With CAO applicants showing a significant attachment to traditional professions, arts is one of the casualties, with a 7pc fall-off in interest.
Overall applications for business are unchanged, but some colleges have seen a huge surge, including Maynooth University where demand is up 21pc.
Maynooth has recorded its highest ever number of CAO applications and other noteworthy upward application trends there include psychology (20pc), law (9pc) and biological and biomedical sciences (5pc).
Maynooth University president Professor Philip Nolan said it planned to admit in excess of 3,000 students in the coming year.
UCD said its first preferences broke through the 9,000 mark, with an increase of almost 600 (7.9pc) from this time last year.
In UCD, student interest in the healthcare professions is up across each of the disciplines – medicine, nursing, radiography and physiotherapy – and it has also seen a surge in first preferences in commerce, law, psychology, veterinary medicine and computer science.
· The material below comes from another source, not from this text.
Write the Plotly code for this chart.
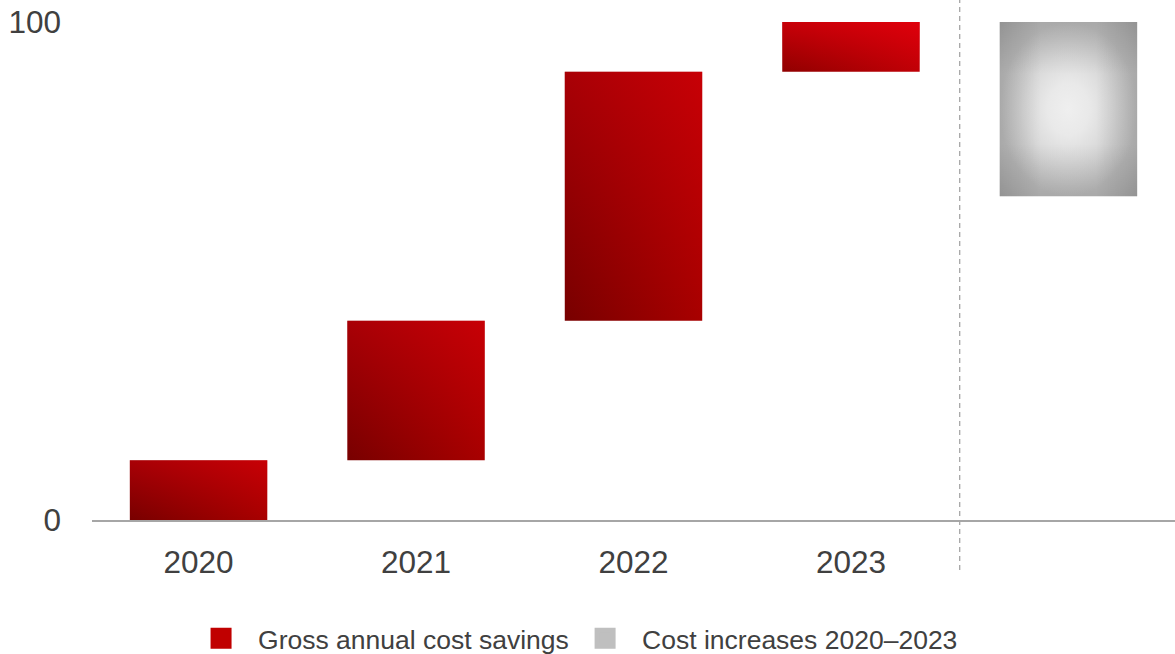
import plotly.graph_objects as go

# ---- data ----
years = ["2020", "2021", "2022", "2023"]
savings = [12, 28, 50, 10]          # gross annual cost savings per year (stacked)
cost_increase = 35                  # cost increases 2020–2023
series_names = ["Gross annual cost savings", "Cost increases 2020–2023"]
y_ticks = [0, 100]

# ---- style ----
HALF = 0.316
TICK_FONT = dict(family="Liberation Sans, Arial, sans-serif", size=31.5, color="#404040")
LEG_FONT = dict(family="Liberation Sans Narrow, Arial Narrow, Liberation Sans, sans-serif", size=26.5, color="#404040")
# (bottom-left colour, bottom-right colour, top red overlay alpha)
bar_styles = [
    ("#780000", "#a80000", 0.36),
    ("#780000", "#a80000", 0.36),
    ("#780000", "#a80000", 0.36),
    ("#900000", "#c00006", 0.50),
]
EDGE_SHADE = [[0, "rgba(0,0,0,0.13)"], [0.3, "rgba(0,0,0,0)"], [0.7, "rgba(0,0,0,0)"], [1, "rgba(0,0,0,0.13)"]]

fig = go.Figure()

base = 0
for i, v in enumerate(savings):
    y0, y1 = base, base + v
    base = y1
    xs = [i - HALF, i + HALF, i + HALF, i - HALF, i - HALF]
    ys = [y0, y0, y1, y1, y0]
    c0, c1, a = bar_styles[i]
    fig.add_trace(go.Scatter(
        x=xs, y=ys, mode="none", fill="toself",
        fillgradient=dict(type="horizontal", colorscale=[[0, c0], [1, c1]]),
        showlegend=False, hoverinfo="skip", legendgroup="s"))
    fig.add_trace(go.Scatter(
        x=xs, y=ys, mode="none", fill="toself",
        fillgradient=dict(type="vertical",
                          colorscale=[[0, "rgba(255,0,16,0)"], [1, f"rgba(255,0,16,{a})"]]),
        showlegend=False, hoverinfo="skip", legendgroup="s"))

total = sum(savings)
gi = len(savings)
gx = [gi - HALF, gi + HALF, gi + HALF, gi - HALF, gi - HALF]
gy = [total - cost_increase, total - cost_increase, total, total, total - cost_increase]
fig.add_trace(go.Scatter(
    x=gx, y=gy, mode="none", fill="toself",
    fillgradient=dict(type="radial",
                      colorscale=[[0, "#efefef"], [0.3, "#e9e9e9"], [0.6, "#dadada"],
                                  [0.85, "#cbcbcb"], [1, "#c2c2c2"]]),
    showlegend=False, hoverinfo="skip", legendgroup="c"))
for gtype in ("horizontal", "vertical"):
    fig.add_trace(go.Scatter(
        x=gx, y=gy, mode="none", fill="toself",
        fillgradient=dict(type=gtype, colorscale=EDGE_SHADE),
        showlegend=False, hoverinfo="skip", legendgroup="c"))

# legend entries
fig.add_trace(go.Scatter(x=[None], y=[None], mode="markers", name=series_names[0], legendgroup="s",
                         legend="legend",
                         marker=dict(symbol="square", size=16, color="#c00000",
                                     line=dict(color="#c00000", width=5))))
fig.add_trace(go.Scatter(x=[None], y=[None], mode="markers", name=series_names[1], legendgroup="c",
                         legend="legend2",
                         marker=dict(symbol="square", size=16, color="#bfbfbf",
                                     line=dict(color="#bfbfbf", width=5))))

# dashed separator between years and cost increases
fig.add_shape(type="line", xref="x", yref="paper", x0=len(years) - 0.5, x1=len(years) - 0.5,
              y0=-0.1004, y1=1.0442, line=dict(color="#a6a6a6", width=1.3, dash="5px,4px"))

leg_common = dict(orientation="h", xref="paper", yref="paper", xanchor="left",
                  y=-0.238, yanchor="middle", font=LEG_FONT, itemwidth=64,
                  bgcolor="rgba(0,0,0,0)", itemclick=False, itemdoubleclick=False)

fig.update_layout(
    width=1175, height=654,
    margin=dict(l=92, r=0, t=22, b=134, autoexpand=False),
    paper_bgcolor="white", plot_bgcolor="white",
    showlegend=True,
    legend=dict(x=0.085, **leg_common),
    legend2=dict(x=0.4396, **leg_common),
    xaxis=dict(range=[-0.49, 4.49], tickvals=list(range(len(years))), ticktext=years,
               showgrid=False, zeroline=False, showline=True, linecolor="#a6a6a6", linewidth=1.5,
               ticks="", tickfont=TICK_FONT, ticklabelstandoff=13, fixedrange=True),
    yaxis=dict(range=[0, 100], tickvals=y_ticks, ticktext=[str(t) for t in y_ticks],
               showgrid=False, zeroline=False, showline=False, ticks="",
               tickfont=TICK_FONT, ticklabelstandoff=30, fixedrange=True),
)

fig.write_html("out.html", config={"displayModeBar": False},
               post_script="document.body.style.margin='0px';document.body.style.overflow='hidden';")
UCD’s Professor Mark Rogers said 2020 would be recorded as “a remarkable year as school leavers grappled with the disruption to their studies, the cancellation of the Leaving Certificate here in Ireland, and of final State examinations in many countries, the adjustment of university application processes to take account of calculated grades, and the uncertainty around how college life will be structured under prevailing public health restrictions dealing with Covid-19.”
Meanwhile, the University of Limerick will hold on-campus lectures for just one week a month for most students, it confirmed yesterday.
First-year undergraduates will attend on-campus lectures every three weeks, while all other students, including postgraduates, will attend lectures in person every four weeks.
In an email to students, vice-president Professor Kerstin Mey, on behalf of the Academic Planning Group at UL, said that on-campus weeks were altered to minimise number of people on campus at any time to reduce the spread of Covid-19.
“This approach, including on-campus and online learning, minimises the risk of a Covid-19 outbreak by using social bubbles (keeping year groups together) and a circuit breaker (periods off campus) based on scientific insight into the spread of the virus.”